Die Geschichte einer Mutter
Andersens Märchen
Eine Mutter saß neben ihrem kleinen, kranken Kind. Sie war so müde, aber sie wollte nicht schlafen, denn sie passte auf ihr Baby auf. Plötzlich klopfte es leise an der Tür. Ein alter, gebückter Mann trat ein. Er sah aus, als wäre er schon sehr, sehr lange unterwegs gewesen. "Ich bin der Tod", sagte er mit sanfter Stimme. Während die Mutter für einen winzigen Augenblick die Augen schloss, nahm der Tod das Kind ganz sacht auf den Arm und verschwand mit ihm in der Nacht.
Als die Mutter die Augen wieder öffnete, war das Bettchen leer! "Mein Kind!", rief sie und rannte hinaus in die Dunkelheit.
Draußen traf sie die Nacht. "Liebe Nacht", flehte die Mutter, "hast du gesehen, wohin der Tod mein Kind gebracht hat?"
Die Nacht antwortete: "Ich habe ihn gesehen. Aber ich sage dir nur den Weg, wenn du mir jedes einzelne Schlaflied singst, das du je deinem Kind vorgesungen hast."
Die Mutter sang und sang, mit Tränen in den Augen, all die Lieder, die sie kannte.
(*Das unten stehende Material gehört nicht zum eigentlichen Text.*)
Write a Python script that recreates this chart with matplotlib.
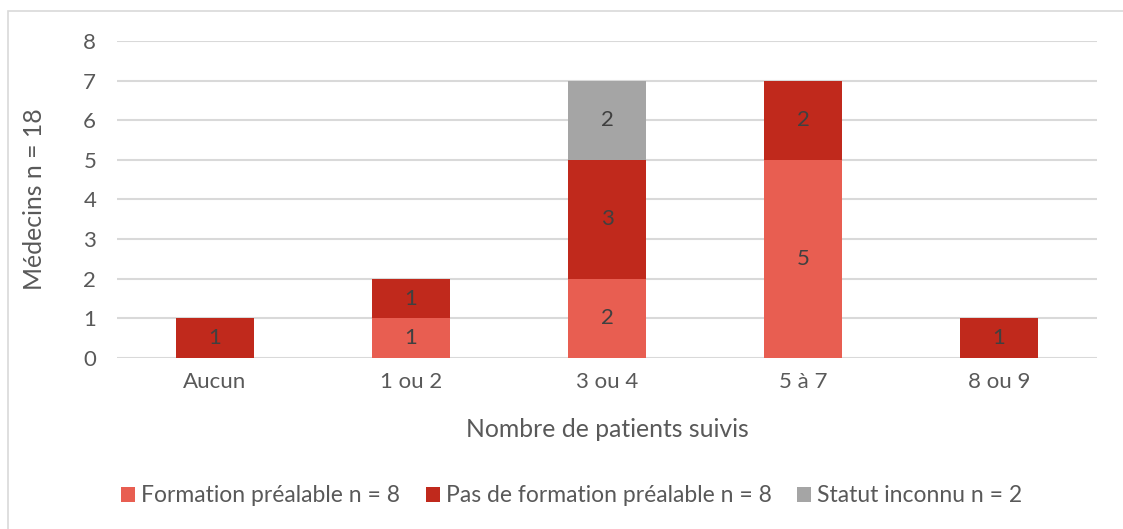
import numpy as np
import matplotlib.pyplot as plt
from matplotlib.patches import Rectangle

plt.rcParams['font.family'] = ['Lato', 'DejaVu Sans']

# data
categories = ['Aucun', '1 ou 2', '3 ou 4', '5 à 7', '8 ou 9']
formation = [0, 1, 2, 5, 0]
pas_formation = [1, 1, 3, 2, 1]
inconnu = [0, 0, 2, 0, 0]
series_names = ['Formation préalable n = 8',
                'Pas de formation préalable n = 8',
                'Statut inconnu n = 2']
colors = ['#E85E51', '#C0291C', '#A5A5A5']

fig = plt.figure(figsize=(11.23, 5.29), dpi=100)
ax = fig.add_axes([0.1042, 0.3233, 0.8727, 0.5992])

# chart border
fig.patches.append(Rectangle((8 / 1123, -0.05), 1.2, 0.05 + 518 / 529,
                             transform=fig.transFigure, fill=False,
                             edgecolor='#D9D9D9', lw=1.2))

x = np.arange(len(categories))
bottom = np.zeros(len(categories))
for vals, name, c in zip([formation, pas_formation, inconnu], series_names, colors):
    bars = ax.bar(x, vals, width=0.4, bottom=bottom, color=c, label=name, zorder=3)
    labels = [str(v) if v else '' for v in vals]
    ax.bar_label(bars, labels=labels, label_type='center', color='#404040',
                 fontsize=16)
    bottom += np.array(vals)

ax.set_xlim(-0.5, len(categories) - 0.5)
ax.set_ylim(0, 8)
ax.set_yticks(range(0, 9))
ax.set_xticks(x)
ax.set_xticklabels(categories)
ax.grid(axis='y', color='#D9D9D9', lw=1.5, zorder=0)
for s in ax.spines.values():
    s.set_visible(False)
ax.tick_params(axis='both', length=0, labelsize=16, labelcolor='#595959')
ax.tick_params(axis='x', pad=10)
ax.tick_params(axis='y', pad=15)

ax.set_xlabel('Nombre de patients suivis', fontsize=17.8, color='#595959')
ax.set_ylabel('Médecins n = 18', fontsize=17.8, color='#595959')
ax.xaxis.set_label_coords(0.5, -0.227)
ax.yaxis.set_label_coords(-0.0837, 0.5)
ax.xaxis.label.set_va('center')
ax.yaxis.label.set_va('center')

fig.legend(loc='center', bbox_to_anchor=(0.509, 0.0624), ncol=3, frameon=False,
           fontsize=16.5, labelcolor='#595959', handlelength=0.62, handleheight=0.62,
           handletextpad=0.26, columnspacing=1.1)

fig.savefig('out.png', dpi=100)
Ihre Stimme wurde heiser, aber sie sang weiter. Als sie fertig war, sagte die Nacht: "Geh dort entlang, wo der Wind am kältesten weht."
Die Mutter eilte weiter und kam zu einem dichten Dornbusch, der ganz mit Eis bedeckt war. "Lieber Dornbusch", bat sie, "hast du den Tod mit meinem Kind vorbeigehen sehen?"
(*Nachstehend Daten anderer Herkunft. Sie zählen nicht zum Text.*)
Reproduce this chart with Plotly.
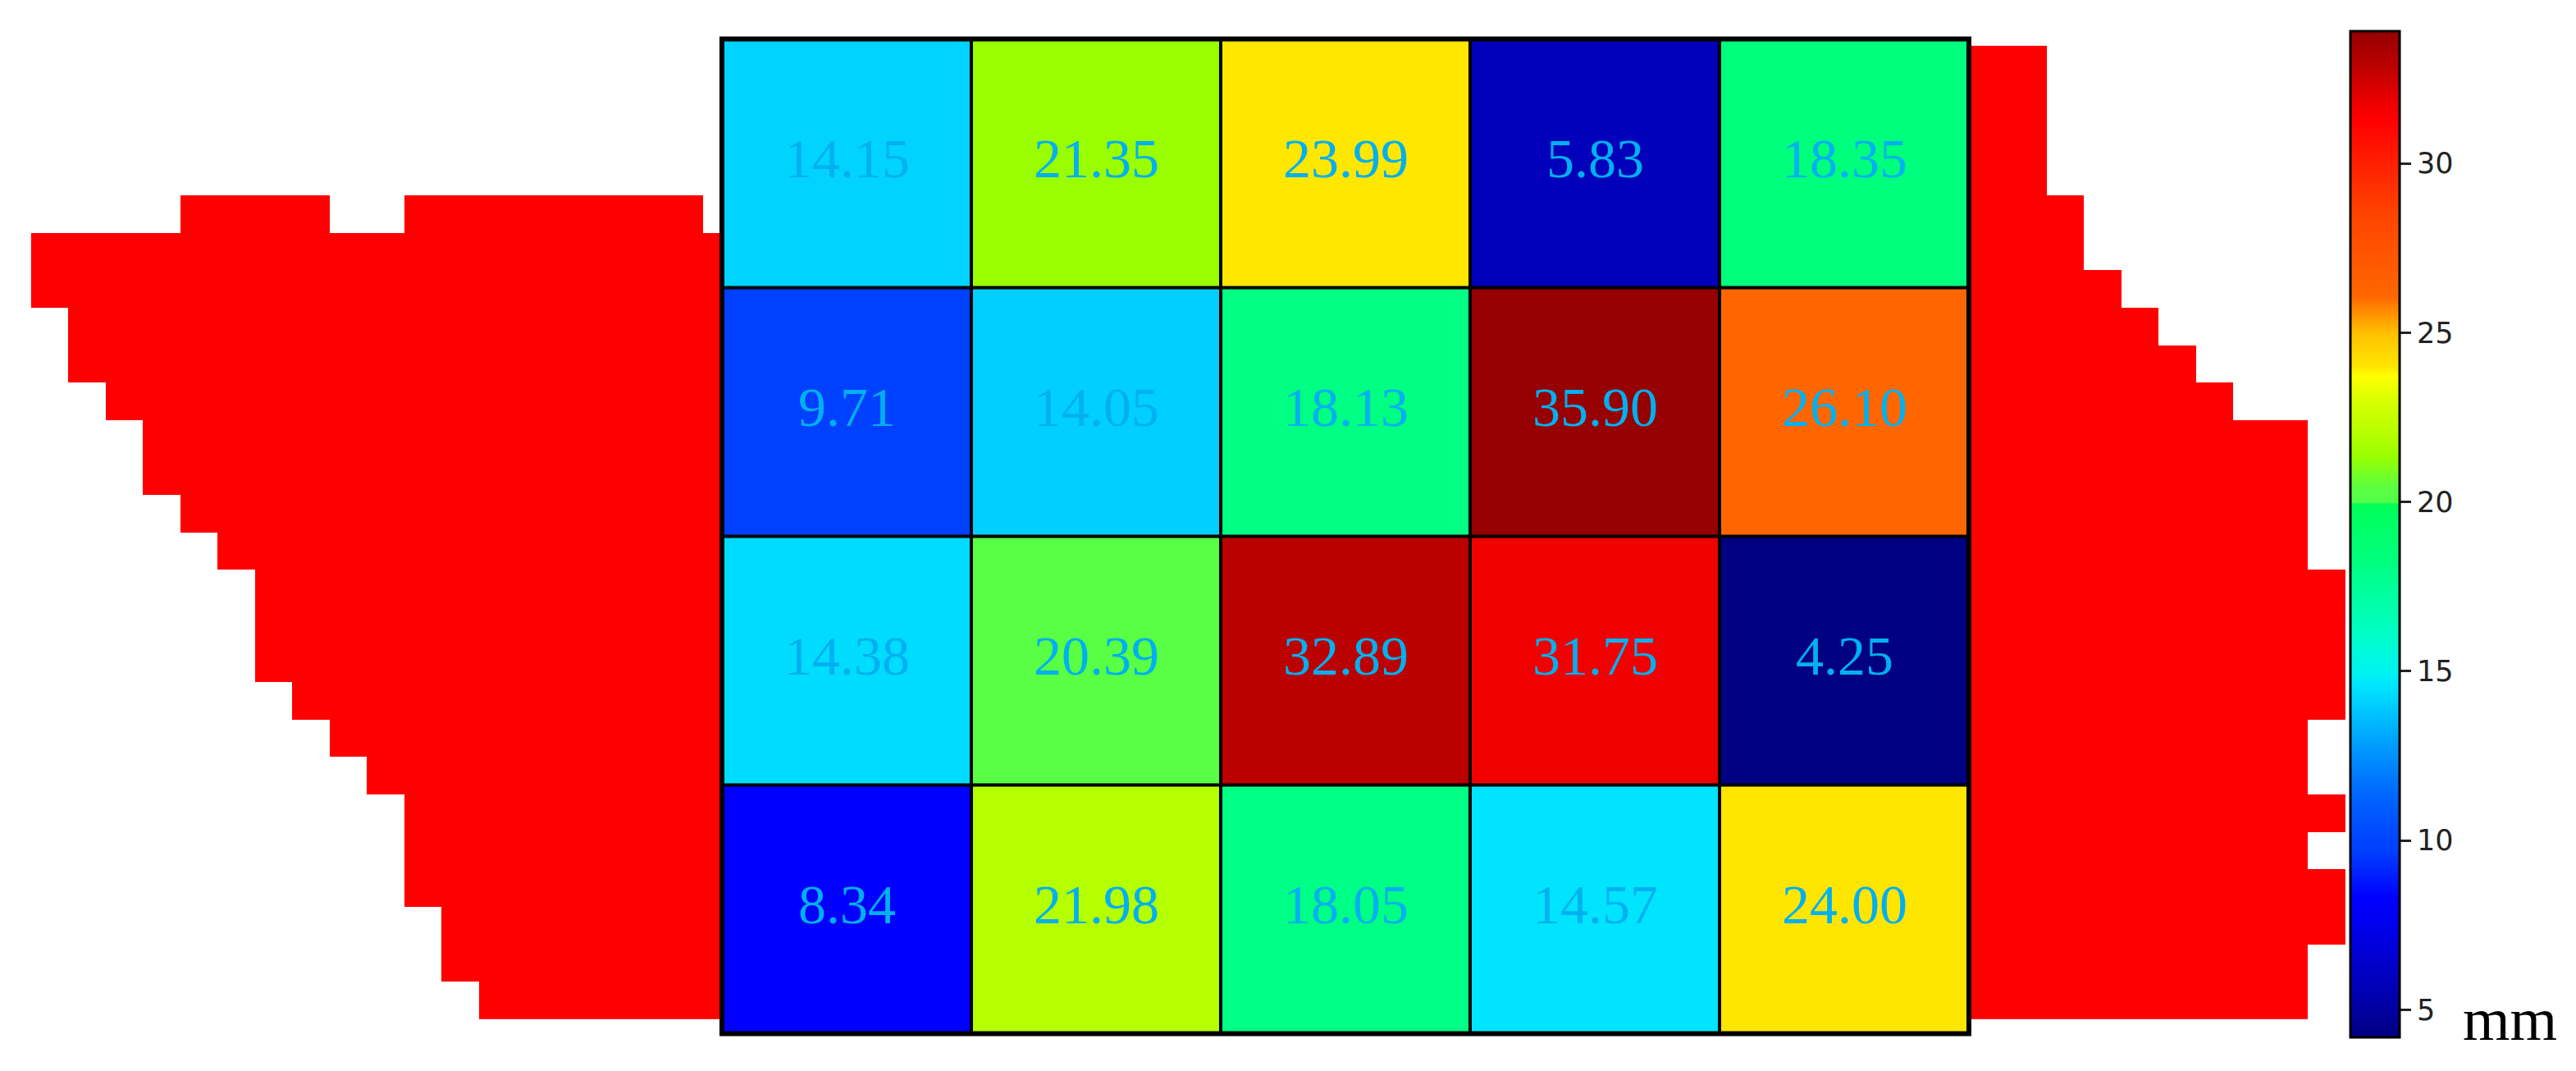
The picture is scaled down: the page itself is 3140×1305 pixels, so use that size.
import plotly.graph_objects as go

# ---------------- data ----------------
cell_values = [
    [14.15, 21.35, 23.99, 5.83, 18.35],
    [9.71, 14.05, 18.13, 35.90, 26.10],
    [14.38, 20.39, 32.89, 31.75, 4.25],
    [8.34, 21.98, 18.05, 14.57, 24.00],
]
colorbar_ticks = [5, 10, 15, 20, 25, 30]
unit_label = "mm"

# red region mask (grid of square mask cells, row by row)
left_region_start_col = [None, None, None, None, None,
                         0, 0, 1, 1, 2, 3, 3, 4, 5, 6, 6, 6, 7, 8, 9, 10, 10, 10, 11, 11, 12]
left_region_top_bumps = [(4, 8), (10, 18)]      # column spans in the bump row
left_region_bump_row = 4
right_region_end_col = [54, 54, 54, 54, 55, 55, 56, 57, 58, 59, 61, 61, 61, 61,
                        62, 62, 62, 62, 61, 61, 62, 61, 62, 62, 61, 61]

# colour map (value -> colour)
cmap_values = [4.2, 5.2, 6.4, 7.6, 8.34, 9.71, 10.0, 11.3, 12.5, 13.7, 14.05, 14.57, 15.0,
               16.3, 18.2, 19.95, 20.0, 20.39, 21.35, 21.98, 22.9, 23.75, 24.0, 25.0,
               26.1, 28.5, 30.0, 31.25, 31.75, 32.89, 33.92]
cmap_colors = ["#000080", "#0000A8", "#0000CC", "#0000F0", "#0000FF", "#0040FF", "#0044FF",
               "#0064FF", "#0090FF", "#00C0FF", "#00CFFF", "#00E4FF", "#00F4F0",
               "#00FFC0", "#00FF80", "#00FF58", "#50FF48", "#58FF44", "#99FF00", "#B4FF00",
               "#D4FF00", "#FFFF00", "#FFE600", "#FFC000", "#FF6600", "#FF4400", "#FF2000",
               "#FF0000", "#F00000", "#BB0000", "#960000"]

# ---------------- geometry / style ----------------
W, H = 3140, 1305
GRID_L, GRID_R, GRID_T, GRID_B = 880.0, 2400.0, 47.5, 1259.5
n_rows, n_cols = len(cell_values), len(cell_values[0])
cw = (GRID_R - GRID_L) / n_cols
ch = (GRID_B - GRID_T) / n_rows

MASK_X0, MASK_DX = 37.9, 45.5
MASK_Y0, MASK_DY = 55.8, 45.6
RIGHT_START_COL = 51
LEFT_END_COL = 19
n_mask_rows = len(right_region_end_col)
n_mask_cols = max(right_region_end_col)

zmin, zmax = cmap_values[0], cmap_values[-1]
colorscale = [[(v - zmin) / (zmax - zmin), c] for v, c in zip(cmap_values, cmap_colors)]
colorscale[0][0] = 0.0
colorscale[-1][0] = 1.0

# build mask
mask = [[None] * n_mask_cols for _ in range(n_mask_rows)]
for r in range(n_mask_rows):
    s = left_region_start_col[r]
    if s is not None:
        for c in range(s, LEFT_END_COL):
            mask[r][c] = 1
    for c in range(RIGHT_START_COL, right_region_end_col[r]):
        mask[r][c] = 1
for a, b in left_region_top_bumps:
    for c in range(a, b):
        mask[left_region_bump_row][c] = 1

fig = go.Figure()

fig.add_trace(go.Heatmap(
    z=mask, x0=MASK_X0 + MASK_DX / 2, dx=MASK_DX, y0=MASK_Y0 + MASK_DY / 2, dy=MASK_DY,
    colorscale=[[0, "#FE0000"], [1, "#FE0000"]], showscale=False, hoverinfo="skip",
))

fig.add_trace(go.Heatmap(
    z=cell_values, x0=GRID_L + cw / 2, dx=cw, y0=GRID_T + ch / 2, dy=ch,
    colorscale=colorscale, zmin=zmin, zmax=zmax,
    colorbar=dict(
        thickness=60, thicknessmode="pixels",
        len=1226, lenmode="pixels",
        x=2865 / W, xanchor="left", xpad=0,
        y=1 - 650.5 / H, yanchor="middle", ypad=0,
        outlinecolor="black", outlinewidth=3,
        tickvals=colorbar_ticks, ticks="outside", ticklen=13, tickwidth=2.5, tickcolor="#222",
        tickfont=dict(family="DejaVu Sans", size=35, color="#222"),
    ),
))

annotations = []
for i, row in enumerate(cell_values):
    for j, v in enumerate(row):
        annotations.append(dict(
            text=f"{v:.2f}", x=GRID_L + (j + 0.5) * cw, y=GRID_T + (i + 0.5) * ch,
            xref="x", yref="y", showarrow=False, xanchor="center", yanchor="middle",
            yshift=6, font=dict(family="Liberation Serif", size=68, color="#00B0F0")))
annotations.append(dict(text=unit_label, x=3000, y=1242, xref="x", yref="y",
                        xanchor="left", yanchor="middle", showarrow=False,
                        font=dict(family="Liberation Serif", size=74, color="black")))

shapes = []
for k in range(1, n_cols):
    xx = GRID_L + k * cw
    shapes.append(dict(type="line", x0=xx, x1=xx, y0=GRID_T, y1=GRID_B,
                       line=dict(color="black", width=4), layer="above"))
for k in range(1, n_rows):
    yy = GRID_T + k * ch
    shapes.append(dict(type="line", x0=GRID_L, x1=GRID_R, y0=yy, y1=yy,
                       line=dict(color="black", width=4), layer="above"))
shapes.append(dict(type="rect", x0=GRID_L, x1=GRID_R, y0=GRID_T, y1=GRID_B,
                   line=dict(color="black", width=6), layer="above"))

fig.update_layout(
    width=W, height=H, margin=dict(l=0, r=0, t=0, b=0),
    paper_bgcolor="white", plot_bgcolor="white",
    xaxis=dict(range=[0, W], visible=False, fixedrange=True),
    yaxis=dict(range=[H, 0], visible=False, fixedrange=True),
    shapes=shapes,
    showlegend=False,
    annotations=annotations,
)

fig.write_html("out.html", config={"displayModeBar": False},
               post_script="document.body.style.margin='0';")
Der Dornbusch zischte: "Ja, aber ich lasse dich nur durch, wenn du mich an deiner warmen Brust wärmst, bis meine Zweige wieder grün werden."
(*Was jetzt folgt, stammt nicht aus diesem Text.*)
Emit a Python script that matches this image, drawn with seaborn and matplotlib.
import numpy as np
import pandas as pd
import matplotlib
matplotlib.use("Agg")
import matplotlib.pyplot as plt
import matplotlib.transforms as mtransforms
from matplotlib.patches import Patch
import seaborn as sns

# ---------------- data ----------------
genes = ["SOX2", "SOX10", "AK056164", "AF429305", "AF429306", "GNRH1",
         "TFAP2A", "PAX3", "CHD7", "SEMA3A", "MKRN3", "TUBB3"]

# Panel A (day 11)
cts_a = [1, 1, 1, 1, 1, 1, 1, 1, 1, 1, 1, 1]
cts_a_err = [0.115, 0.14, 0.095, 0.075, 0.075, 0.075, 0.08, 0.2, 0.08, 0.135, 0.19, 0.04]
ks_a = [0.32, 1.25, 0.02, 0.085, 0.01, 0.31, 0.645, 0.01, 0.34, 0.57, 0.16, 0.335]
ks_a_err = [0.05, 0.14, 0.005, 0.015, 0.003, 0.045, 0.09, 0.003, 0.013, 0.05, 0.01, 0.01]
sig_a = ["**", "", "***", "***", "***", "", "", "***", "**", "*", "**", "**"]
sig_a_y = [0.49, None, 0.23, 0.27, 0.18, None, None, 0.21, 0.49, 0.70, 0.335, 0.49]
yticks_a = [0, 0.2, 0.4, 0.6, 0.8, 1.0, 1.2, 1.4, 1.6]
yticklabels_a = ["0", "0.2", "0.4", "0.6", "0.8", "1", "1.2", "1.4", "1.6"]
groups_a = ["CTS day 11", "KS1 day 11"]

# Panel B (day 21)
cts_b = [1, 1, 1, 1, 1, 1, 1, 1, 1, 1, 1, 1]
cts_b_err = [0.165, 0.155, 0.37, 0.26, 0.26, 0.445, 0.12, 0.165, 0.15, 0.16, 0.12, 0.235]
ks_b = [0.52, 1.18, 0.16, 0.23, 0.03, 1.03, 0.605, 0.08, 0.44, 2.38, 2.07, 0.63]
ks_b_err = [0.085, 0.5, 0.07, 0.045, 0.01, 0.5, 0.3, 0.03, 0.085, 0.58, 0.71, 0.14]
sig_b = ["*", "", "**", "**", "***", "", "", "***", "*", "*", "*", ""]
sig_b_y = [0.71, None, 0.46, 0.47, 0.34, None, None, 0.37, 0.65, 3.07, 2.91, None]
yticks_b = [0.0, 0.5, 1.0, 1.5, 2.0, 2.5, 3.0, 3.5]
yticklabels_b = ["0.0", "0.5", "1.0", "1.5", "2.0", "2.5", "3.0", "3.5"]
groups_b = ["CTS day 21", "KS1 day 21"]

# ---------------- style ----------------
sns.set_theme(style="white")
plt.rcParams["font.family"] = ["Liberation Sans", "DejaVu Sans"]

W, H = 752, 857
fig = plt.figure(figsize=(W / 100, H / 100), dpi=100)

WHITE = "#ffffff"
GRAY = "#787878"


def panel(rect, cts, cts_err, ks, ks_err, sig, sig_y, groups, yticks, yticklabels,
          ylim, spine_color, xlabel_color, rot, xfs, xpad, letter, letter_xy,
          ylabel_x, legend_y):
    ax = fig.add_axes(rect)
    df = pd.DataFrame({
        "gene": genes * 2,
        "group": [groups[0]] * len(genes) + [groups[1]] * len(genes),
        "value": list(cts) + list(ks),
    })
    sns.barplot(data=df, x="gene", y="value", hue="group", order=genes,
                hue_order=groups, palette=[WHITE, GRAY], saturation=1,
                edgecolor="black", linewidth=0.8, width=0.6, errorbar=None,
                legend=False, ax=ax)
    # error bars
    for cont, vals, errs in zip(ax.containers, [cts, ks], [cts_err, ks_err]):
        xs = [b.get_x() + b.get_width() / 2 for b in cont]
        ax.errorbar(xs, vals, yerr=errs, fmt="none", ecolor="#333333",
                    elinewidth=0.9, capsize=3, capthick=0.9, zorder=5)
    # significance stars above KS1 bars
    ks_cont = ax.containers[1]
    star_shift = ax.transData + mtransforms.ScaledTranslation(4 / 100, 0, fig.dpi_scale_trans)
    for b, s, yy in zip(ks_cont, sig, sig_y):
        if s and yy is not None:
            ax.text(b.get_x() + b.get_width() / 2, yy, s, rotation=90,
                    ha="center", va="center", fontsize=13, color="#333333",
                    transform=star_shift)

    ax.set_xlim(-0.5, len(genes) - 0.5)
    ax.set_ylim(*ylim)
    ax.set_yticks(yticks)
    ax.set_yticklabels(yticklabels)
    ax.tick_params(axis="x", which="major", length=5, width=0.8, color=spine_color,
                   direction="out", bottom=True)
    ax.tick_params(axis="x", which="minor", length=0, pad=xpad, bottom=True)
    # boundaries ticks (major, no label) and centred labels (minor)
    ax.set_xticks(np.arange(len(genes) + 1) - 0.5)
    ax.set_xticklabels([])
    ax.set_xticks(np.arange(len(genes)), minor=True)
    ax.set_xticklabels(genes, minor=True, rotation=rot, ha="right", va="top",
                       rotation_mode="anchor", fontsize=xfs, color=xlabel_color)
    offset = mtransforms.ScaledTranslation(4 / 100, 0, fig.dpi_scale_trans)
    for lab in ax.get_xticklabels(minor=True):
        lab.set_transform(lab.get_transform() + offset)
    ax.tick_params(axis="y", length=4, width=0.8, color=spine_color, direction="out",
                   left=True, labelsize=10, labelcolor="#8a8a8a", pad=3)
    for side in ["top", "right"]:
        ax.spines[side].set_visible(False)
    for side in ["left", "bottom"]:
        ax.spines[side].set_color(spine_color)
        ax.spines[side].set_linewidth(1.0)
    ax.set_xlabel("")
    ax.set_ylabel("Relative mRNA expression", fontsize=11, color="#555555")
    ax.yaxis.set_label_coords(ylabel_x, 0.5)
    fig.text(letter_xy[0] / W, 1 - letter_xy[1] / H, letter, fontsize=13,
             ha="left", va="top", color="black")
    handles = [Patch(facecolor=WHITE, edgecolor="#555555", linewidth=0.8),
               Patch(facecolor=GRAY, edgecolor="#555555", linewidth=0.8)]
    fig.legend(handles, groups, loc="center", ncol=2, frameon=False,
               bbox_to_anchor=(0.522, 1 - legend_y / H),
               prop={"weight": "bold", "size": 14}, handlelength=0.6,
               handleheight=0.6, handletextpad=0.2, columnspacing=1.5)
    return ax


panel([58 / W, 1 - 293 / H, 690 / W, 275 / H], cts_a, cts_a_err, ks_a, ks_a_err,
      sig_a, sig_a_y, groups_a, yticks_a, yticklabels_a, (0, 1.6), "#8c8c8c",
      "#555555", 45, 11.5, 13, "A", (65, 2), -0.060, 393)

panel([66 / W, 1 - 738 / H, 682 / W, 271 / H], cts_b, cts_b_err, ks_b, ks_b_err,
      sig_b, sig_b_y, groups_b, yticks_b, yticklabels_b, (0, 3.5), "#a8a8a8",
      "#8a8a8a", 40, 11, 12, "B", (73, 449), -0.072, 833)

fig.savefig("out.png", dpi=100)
Die Mutter zögerte nicht. Sie drückte den eiskalten Dornbusch fest an sich. Die Dornen stachen sie, und ihr warmes Blut tropfte auf die Zweige. Sofort schmolz das Eis, und der Busch begann zu blühen. "Der Tod ist zum See gegangen", sagte der Dornbusch und zeigte ihr den Weg.
Die Mutter rannte zum See. Er war tief und breit. "Lieber See", rief sie, "wie komme ich hinüber? Der Tod hat mein Kind!"
Der See antwortete: "Ich trage dich hinüber, wenn du all deine Tränen für mich weinst, bis deine Augen leer sind."
Die Mutter weinte und weinte, bis ihre schönen Augen in den See fielen und zu Perlen wurden. Der See hob sie sanft an und trug sie ans andere Ufer.
Dort stand ein großes, seltsames Gewächshaus. Eine alte Frau, die Gärtnerin des Todes, fegte davor. "Gute Frau", fragte die Mutter, "wo finde ich mein Kind?"
Die alte Frau sagte: "Der Tod ist noch nicht zurück. Aber hier drinnen wächst jedes Menschenleben als eine Blume oder ein Baum. Dein Kind ist auch hier. Du wirst es an seinem Herzschlag erkennen."
Die Mutter ging hinein. Tausende von Blumen und Bäumchen standen dort, große und kleine, prächtige und unscheinbare. Sie lauschte angestrengt und hörte schließlich bei einer kleinen, zarten Blume ein winziges Herz pochen. "Das ist es!", rief sie.
In diesem Moment kam der Tod herein. "Wie hast du hierher gefunden?", fragte er.
"Ich bin eine Mutter!", antwortete sie. "Gib mir mein Kind zurück, oder ich reiße alle deine Blumen aus!"
Der Tod seufzte. "Schau", sagte er und zeigte auf zwei Blumen. "Diese hier hätte ein langes, aber sehr unglückliches Leben gehabt. Und diese andere hier, dein Kind, hätte ein kurzes, aber von Gott gesegnetes Leben gehabt, bevor es zu ihm zurückkehrt. Was ist besser?"
Er zeigte der Mutter Bilder aus der Zukunft ihres Kindes: einmal ein Leben voller Sorgen und Krankheit, und einmal ein kurzes, aber helles und fröhliches Leben, das dann sanft in Gottes Reich übergeht.
Die Mutter sah die Bilder und verstand. Ihr Herz war schwer, aber sie wusste, was richtig war. "Dein Wille geschehe", flüsterte sie zum Himmel. "Es ist besser, wenn es zu Gott geht und Frieden findet."
Sie beugte ihr Haupt, und der Tod nahm die kleine Blume, ihr Kind, und trug es fort in Gottes ewigen Garten. Die Mutter aber fühlte, obwohl ihr Herz schmerzte, einen tiefen Frieden, denn sie wusste, ihr Kind war nun an einem guten Ort.